Population Health and Rural New Mexico

On average, life expectancy in the United States has slowly declined in the last several years. This decline has been prompted by climbing rates of drug overdose, suicide, and Alzheimer’s disease.1 In the state of New Mexico, life expectancy has declined at a disproportionately alarming rate when compared to national figures. This is predominantly due to drug overdose, motor vehicle injuries, heart disease, and infant mortality.1 These principally alarming health disparities in New Mexico are significant among minority groups but also among rural communities. According to the New Mexico Department of Health, “rural areas in New Mexico are on the wrong end of many health disparities…overall, persons living there have a shorter life expectancy due in part to higher smoking rates and less access to care.”1 In a 2018 health report for the state, rural New Mexicans, who make up 25 percent of the state’s total population, experienced health disparities in infant mortality, food insecurity, access to prenatal and birthing services, childhood obesity, sexual health especially among rural LGBTQ+ men, substance use, mental health services, unintentional injury and death, emergency medical services, access to clean water, access to healthcare providers, and age-dependency.1  

The rural-urban divide has only grown in the first two decades of the twenty-first century, not only in New Mexico, but across the nation. The recent presidential election of Joe Biden and the Coronavirus pandemic have only accentuated this trend. According to Georgetown University’s Health Policy Institute, “the rural population is consistently less well-off than the urban population with respect to health…[and] is more likely to engage in risky health-related behaviors and to experience higher rates of chronic conditions and activity limitations.”2 In a thought-provoking article from the Washington Post, shockingly titled, The Real (surprisingly comforting) Reason rural America is Doomed to Decline, the author calls the contest between urban and rural communities “rigged” because “official definitions are regularly updated in such a way that rural counties are continually losing their most successful placed to urbanization. When a rural county grows, it transmutes into an urban one.”3 This interesting perspective on the condition that rural communities often find themselves in underlines the reality that rural communities are those with the most need, since the ‘rural’ classification is befitting of communities with stalled, stagnant, or scarce economic growth. The moment a community begins to economically prosper and grow, they are reclassified as urban centers. The economic, geographic, and social conditions of rural areas lead to the prevalence of largely negative health trends found in these communities, justifying the need of expanding health care access and population health programs. 

In addition to the already prevalent poor health outcomes of many rural communities, rural areas are experiencing a severe regression in population and, therefore, federal representation and resources. Since 2010, for the first time in American history, rural counties’ populations have decreased, and their share of the nation’s population hit an all-time low of fourteen percent.3 Shifts in population are often followed by shifts in resources as well as federal representation in national government changes relative to decadal Census data.
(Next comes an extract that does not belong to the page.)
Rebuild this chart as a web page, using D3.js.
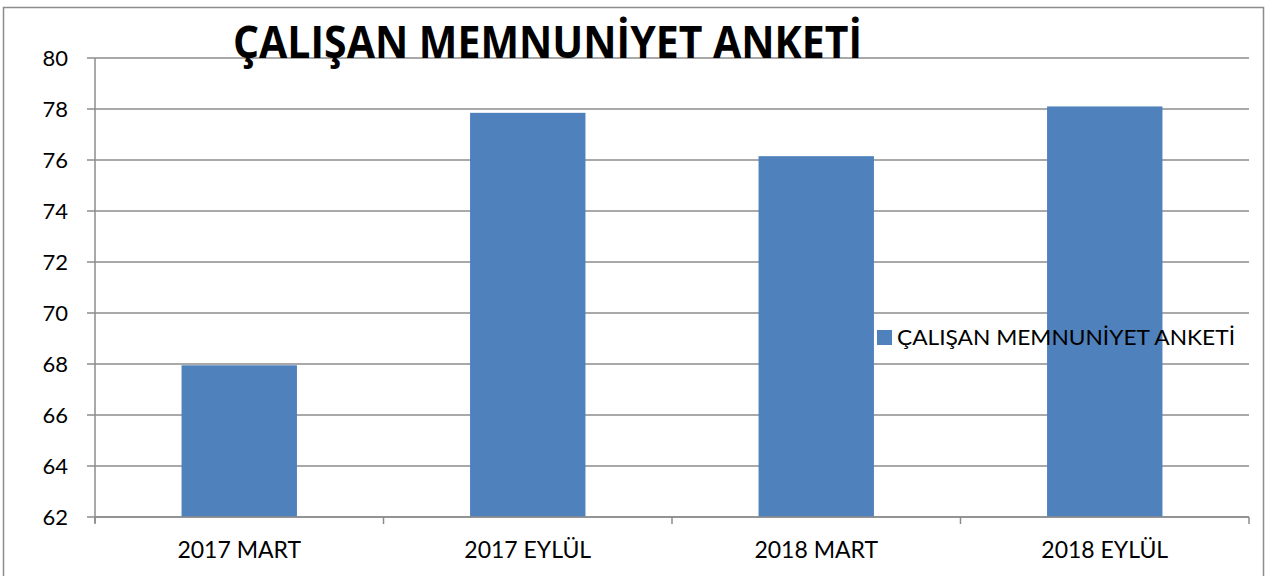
<!DOCTYPE html>
<html><head><meta charset="utf-8">
<script src="https://cdn.jsdelivr.net/npm/d3@7"></script>
<style>body{margin:0;background:#fff}svg{display:block}</style>
</head><body>
<svg id="c" width="1266" height="576"></svg>
<script>
const categories = ["2017 MART", "2017 EYLÜL", "2018 MART", "2018 EYLÜL"];
const values = [67.95, 77.85, 76.15, 78.1];
const yTicks = [62, 64, 66, 68, 70, 72, 74, 76, 78, 80];
const seriesName = "ÇALIŞAN MEMNUNİYET ANKETİ";
const titleText = "ÇALIŞAN MEMNUNİYET ANKETİ";

(function () {
const svg = d3.select("#c");
const font = "Lato, 'Open Sans', sans-serif";
const grid = "#8c8c8c";
const barColor = "#4f81bd";

// outer frame
svg.append("rect").attr("x", 3.5).attr("y", 7.5).attr("width", 1260).attr("height", 600)
  .attr("fill", "none").attr("stroke", "#8c8c8c").attr("stroke-width", 1.5);

const pLeft = 95, pRight = 1249, pTop = 58, pBottom = 517;
const x = d3.scaleBand().domain(categories).range([pLeft, pRight]).paddingInner(0.6).paddingOuter(0.3);
const y = d3.scaleLinear().domain([62, 80]).range([pBottom, pTop]);

// gridlines
svg.append("g").selectAll("line").data(yTicks).join("line")
  .attr("x1", pLeft - 8).attr("x2", pRight)
  .attr("y1", d => y(d)).attr("y2", d => y(d))
  .attr("stroke", grid).attr("stroke-width", 1.5);

// bars
svg.append("g").selectAll("rect").data(values).join("rect")
  .attr("x", (d, i) => x(categories[i]))
  .attr("y", d => y(d))
  .attr("width", x.bandwidth())
  .attr("height", d => y(62) - y(d))
  .attr("fill", barColor);

// y axis line
svg.append("line").attr("x1", pLeft).attr("x2", pLeft).attr("y1", pTop).attr("y2", pBottom + 6)
  .attr("stroke", grid).attr("stroke-width", 1.5);
// x axis line
svg.append("line").attr("x1", pLeft).attr("x2", pRight).attr("y1", pBottom).attr("y2", pBottom)
  .attr("stroke", grid).attr("stroke-width", 1.5);
// x ticks at band boundaries
const step = (pRight - pLeft) / categories.length;
const bounds = d3.range(categories.length + 1).map(i => pLeft + i * step);
svg.append("g").selectAll("line").data(bounds).join("line")
  .attr("x1", d => d).attr("x2", d => d).attr("y1", pBottom).attr("y2", pBottom + 7)
  .attr("stroke", grid).attr("stroke-width", 1.5);

// y labels
svg.append("g").selectAll("text").data(yTicks).join("text")
  .attr("x", 68).attr("y", d => y(d)).attr("dy", "0.36em")
  .attr("text-anchor", "end").attr("font-family", font).attr("font-size", 22)
  .attr("fill", "#000").text(d => d);

// x labels
svg.append("g").selectAll("text").data(categories).join("text")
  .attr("x", d => x(d) + x.bandwidth() / 2).attr("y", 558)
  .attr("text-anchor", "middle").attr("font-family", font).attr("font-size", 23)
  .attr("fill", "#000").text(d => d);

// title
svg.append("text").attr("x", 233).attr("y", 58)
  .attr("font-family", "'Open Sans', Lato, sans-serif").attr("font-weight", "bold").attr("font-size", 44)
  .attr("textLength", 629).attr("lengthAdjust", "spacingAndGlyphs")
  .attr("fill", "#000").text(titleText);

// legend
svg.append("rect").attr("x", 877).attr("y", 330).attr("width", 15).attr("height", 15).attr("fill", barColor);
svg.append("text").attr("x", 897).attr("y", 345)
  .attr("font-family", font).attr("font-size", 21)
  .attr("textLength", 338).attr("lengthAdjust", "spacingAndGlyphs")
  .attr("fill", "#000").text(seriesName);
})();
</script>
</body></html>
As rural America declines in population, so do the resources that are sent to these communities which are already suffering from existing poor health outcomes. While healthcare, especially in the United States, is often brutally expensive, population health interventions can uniquely address health disparities by preventing illness and injury and the bills associated with treatment and care. Creative, sustainable, and community-building interventions can bring communities together to provide and better utilize existing resources that advance quality health. Expanding access to care can be difficult with little financial support, but not impossible. Preventing illness and injury through prevention programs can reduce the need for individuals to seek expensive care and, overall, better the health of rural communities.  

Addressing the health disparities in rural New Mexico will require a handful of community-inspired interventions that focus on broadening access to care, improving social and economic conditions, and expanding health resources and education to incentivize, spur, and sustain health.  Potential prevention programs that have the capacity to better health in rural communities include expanding access to walking trails and open-areas or parks for exercise, improving internet connectivity by expanding and subsidizing broadband access so that communities can access telehealth care solutions for geographically strained and isolated rural regions, investing in mental health initiatives and programs, and investing in mobile clinics that can provide primary care to communities with small or nonexistent clinics. Prevention programs can contribute to the construction of a food pantry or investment in a mobile food pantry that brings affordable and nutritious food to those who are without access to quality nutrition, installing sex education programs to reduce the high rates of teenage pregnancies and sexually transmitted diseases, provide workplace safety programs to lessen susceptibility to dangerous workplace hazards, and expand resources and care for mothers. While it is important to first assess the health needs of every community to better understand their specific needs and health priorities, there are many realistic prevention programs that can be implemented to better a rural community’s health.